Collected data:
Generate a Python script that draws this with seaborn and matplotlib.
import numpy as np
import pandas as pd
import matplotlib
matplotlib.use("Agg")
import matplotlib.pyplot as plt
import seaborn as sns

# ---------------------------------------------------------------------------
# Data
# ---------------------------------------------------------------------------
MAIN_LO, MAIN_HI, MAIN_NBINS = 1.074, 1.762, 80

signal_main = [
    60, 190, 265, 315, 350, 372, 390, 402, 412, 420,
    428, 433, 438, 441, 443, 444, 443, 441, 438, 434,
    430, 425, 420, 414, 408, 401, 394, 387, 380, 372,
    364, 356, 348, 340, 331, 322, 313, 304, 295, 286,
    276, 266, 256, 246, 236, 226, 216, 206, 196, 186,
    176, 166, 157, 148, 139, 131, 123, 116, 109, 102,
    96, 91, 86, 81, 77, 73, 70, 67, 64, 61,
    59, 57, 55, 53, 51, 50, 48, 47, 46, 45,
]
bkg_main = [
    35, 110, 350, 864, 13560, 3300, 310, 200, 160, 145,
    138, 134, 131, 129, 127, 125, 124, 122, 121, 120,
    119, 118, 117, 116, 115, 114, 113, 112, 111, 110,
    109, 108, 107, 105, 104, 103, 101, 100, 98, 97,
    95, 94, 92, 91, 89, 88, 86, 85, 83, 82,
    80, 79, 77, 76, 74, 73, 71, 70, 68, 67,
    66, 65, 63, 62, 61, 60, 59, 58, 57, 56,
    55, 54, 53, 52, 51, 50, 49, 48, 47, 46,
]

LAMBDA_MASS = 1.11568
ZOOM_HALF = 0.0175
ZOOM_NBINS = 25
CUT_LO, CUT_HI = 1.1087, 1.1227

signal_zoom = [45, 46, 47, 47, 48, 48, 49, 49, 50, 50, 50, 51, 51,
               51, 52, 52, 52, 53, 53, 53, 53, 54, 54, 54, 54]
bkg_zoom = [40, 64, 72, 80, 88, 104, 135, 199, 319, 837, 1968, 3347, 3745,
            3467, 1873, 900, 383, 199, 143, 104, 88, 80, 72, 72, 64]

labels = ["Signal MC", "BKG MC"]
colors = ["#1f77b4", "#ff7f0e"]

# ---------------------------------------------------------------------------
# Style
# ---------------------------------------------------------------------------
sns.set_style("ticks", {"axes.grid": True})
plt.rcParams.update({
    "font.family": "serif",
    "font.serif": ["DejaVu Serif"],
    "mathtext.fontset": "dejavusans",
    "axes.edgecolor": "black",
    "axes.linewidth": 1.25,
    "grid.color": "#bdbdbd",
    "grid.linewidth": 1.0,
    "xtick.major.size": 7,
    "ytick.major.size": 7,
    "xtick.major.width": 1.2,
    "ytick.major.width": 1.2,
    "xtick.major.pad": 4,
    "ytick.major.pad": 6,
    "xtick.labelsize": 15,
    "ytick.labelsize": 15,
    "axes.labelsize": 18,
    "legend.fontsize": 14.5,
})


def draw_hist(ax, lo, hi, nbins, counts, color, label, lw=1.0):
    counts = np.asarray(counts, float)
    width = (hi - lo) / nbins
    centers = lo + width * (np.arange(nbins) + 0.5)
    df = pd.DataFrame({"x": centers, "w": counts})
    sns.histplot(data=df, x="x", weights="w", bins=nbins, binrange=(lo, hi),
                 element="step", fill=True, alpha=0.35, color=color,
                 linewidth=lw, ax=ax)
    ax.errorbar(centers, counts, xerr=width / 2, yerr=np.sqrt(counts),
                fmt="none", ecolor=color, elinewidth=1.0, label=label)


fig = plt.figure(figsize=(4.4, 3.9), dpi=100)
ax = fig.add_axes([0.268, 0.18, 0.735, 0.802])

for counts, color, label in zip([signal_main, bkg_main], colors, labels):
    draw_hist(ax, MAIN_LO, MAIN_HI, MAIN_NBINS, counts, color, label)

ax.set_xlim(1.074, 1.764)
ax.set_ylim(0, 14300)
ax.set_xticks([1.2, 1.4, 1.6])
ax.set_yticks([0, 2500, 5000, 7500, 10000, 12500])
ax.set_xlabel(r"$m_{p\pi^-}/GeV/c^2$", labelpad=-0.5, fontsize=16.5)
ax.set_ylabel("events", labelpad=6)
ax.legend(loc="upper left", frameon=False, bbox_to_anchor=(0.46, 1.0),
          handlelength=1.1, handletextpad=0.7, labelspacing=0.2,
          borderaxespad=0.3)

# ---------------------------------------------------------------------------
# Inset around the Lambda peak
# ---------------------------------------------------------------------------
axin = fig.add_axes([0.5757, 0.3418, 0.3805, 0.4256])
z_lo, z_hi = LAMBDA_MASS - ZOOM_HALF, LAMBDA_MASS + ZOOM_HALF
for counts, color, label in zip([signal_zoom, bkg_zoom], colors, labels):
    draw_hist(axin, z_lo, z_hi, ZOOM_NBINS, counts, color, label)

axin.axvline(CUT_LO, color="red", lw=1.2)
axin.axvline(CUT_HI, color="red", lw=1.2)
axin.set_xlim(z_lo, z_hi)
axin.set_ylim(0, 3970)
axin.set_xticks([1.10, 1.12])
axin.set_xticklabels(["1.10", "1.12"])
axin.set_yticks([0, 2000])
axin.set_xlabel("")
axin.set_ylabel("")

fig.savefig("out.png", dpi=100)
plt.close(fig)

...

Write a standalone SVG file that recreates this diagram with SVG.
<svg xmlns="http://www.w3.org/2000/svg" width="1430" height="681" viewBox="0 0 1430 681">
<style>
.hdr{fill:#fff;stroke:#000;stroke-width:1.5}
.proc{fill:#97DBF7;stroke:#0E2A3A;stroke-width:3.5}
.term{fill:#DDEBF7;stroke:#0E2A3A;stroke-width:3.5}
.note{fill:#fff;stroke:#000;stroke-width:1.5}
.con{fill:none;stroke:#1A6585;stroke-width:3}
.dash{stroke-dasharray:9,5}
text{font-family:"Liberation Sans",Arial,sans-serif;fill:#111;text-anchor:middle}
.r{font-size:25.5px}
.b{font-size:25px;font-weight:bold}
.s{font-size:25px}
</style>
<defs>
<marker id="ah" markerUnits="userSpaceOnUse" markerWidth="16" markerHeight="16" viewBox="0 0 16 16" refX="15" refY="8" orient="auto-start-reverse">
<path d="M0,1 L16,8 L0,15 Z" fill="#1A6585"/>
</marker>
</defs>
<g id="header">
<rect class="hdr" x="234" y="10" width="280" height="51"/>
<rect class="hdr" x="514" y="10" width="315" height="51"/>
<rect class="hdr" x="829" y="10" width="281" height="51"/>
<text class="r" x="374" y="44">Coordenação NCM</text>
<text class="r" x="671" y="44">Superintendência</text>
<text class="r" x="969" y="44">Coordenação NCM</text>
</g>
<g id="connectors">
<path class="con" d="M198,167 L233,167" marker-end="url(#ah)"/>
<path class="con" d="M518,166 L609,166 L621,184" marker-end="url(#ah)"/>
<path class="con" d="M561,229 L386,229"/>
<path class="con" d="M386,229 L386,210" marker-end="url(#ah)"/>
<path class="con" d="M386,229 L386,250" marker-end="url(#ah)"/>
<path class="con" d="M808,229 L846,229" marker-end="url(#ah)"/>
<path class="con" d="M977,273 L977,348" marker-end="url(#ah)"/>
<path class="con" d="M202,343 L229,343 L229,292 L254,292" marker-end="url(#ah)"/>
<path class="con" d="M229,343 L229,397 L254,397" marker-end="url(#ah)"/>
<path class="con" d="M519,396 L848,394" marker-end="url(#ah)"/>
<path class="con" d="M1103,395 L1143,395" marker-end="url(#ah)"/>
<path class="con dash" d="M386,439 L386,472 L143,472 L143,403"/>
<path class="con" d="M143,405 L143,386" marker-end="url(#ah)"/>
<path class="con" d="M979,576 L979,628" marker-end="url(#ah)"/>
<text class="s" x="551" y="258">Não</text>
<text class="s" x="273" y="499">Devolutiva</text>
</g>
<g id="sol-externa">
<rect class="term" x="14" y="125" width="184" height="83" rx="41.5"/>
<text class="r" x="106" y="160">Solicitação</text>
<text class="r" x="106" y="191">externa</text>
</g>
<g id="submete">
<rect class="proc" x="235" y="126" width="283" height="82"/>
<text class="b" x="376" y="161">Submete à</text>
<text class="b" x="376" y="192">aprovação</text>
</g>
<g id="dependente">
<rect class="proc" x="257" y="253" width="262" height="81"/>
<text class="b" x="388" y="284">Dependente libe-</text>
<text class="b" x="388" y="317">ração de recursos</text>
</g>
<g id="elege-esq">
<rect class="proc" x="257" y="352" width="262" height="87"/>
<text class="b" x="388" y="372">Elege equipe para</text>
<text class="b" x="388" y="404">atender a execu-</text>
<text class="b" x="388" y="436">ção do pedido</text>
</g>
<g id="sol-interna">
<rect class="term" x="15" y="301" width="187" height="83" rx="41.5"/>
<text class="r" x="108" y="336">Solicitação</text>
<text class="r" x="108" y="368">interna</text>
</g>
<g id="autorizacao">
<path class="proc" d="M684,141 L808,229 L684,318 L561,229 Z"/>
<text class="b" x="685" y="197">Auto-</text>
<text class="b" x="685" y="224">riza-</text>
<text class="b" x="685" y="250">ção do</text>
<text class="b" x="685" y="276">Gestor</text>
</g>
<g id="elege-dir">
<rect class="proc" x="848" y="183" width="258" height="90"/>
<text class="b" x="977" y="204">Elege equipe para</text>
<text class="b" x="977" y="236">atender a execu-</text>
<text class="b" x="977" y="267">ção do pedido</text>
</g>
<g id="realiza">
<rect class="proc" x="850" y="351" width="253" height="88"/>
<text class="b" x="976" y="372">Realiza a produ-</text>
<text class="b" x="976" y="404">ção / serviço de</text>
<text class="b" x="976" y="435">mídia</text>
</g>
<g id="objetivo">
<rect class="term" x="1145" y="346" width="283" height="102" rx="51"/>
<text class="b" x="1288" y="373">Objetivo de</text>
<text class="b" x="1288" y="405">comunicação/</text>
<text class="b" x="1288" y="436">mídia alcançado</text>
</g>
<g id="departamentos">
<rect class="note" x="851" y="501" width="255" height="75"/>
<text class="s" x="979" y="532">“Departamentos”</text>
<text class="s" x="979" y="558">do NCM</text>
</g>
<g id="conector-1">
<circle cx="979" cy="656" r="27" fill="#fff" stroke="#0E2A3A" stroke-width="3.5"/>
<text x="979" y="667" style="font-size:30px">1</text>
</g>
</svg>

=== Short task ===
Nothing but the lines from the line that contains "Generate a Python" through the line that contains "import seaborn as sns" should be given again, each exactly as it stands, both ends included.

=== Exercise output ===
Generate a Python script that draws this with seaborn and matplotlib.
import numpy as np
import pandas as pd
import matplotlib
matplotlib.use("Agg")
import matplotlib.pyplot as plt
import seaborn as sns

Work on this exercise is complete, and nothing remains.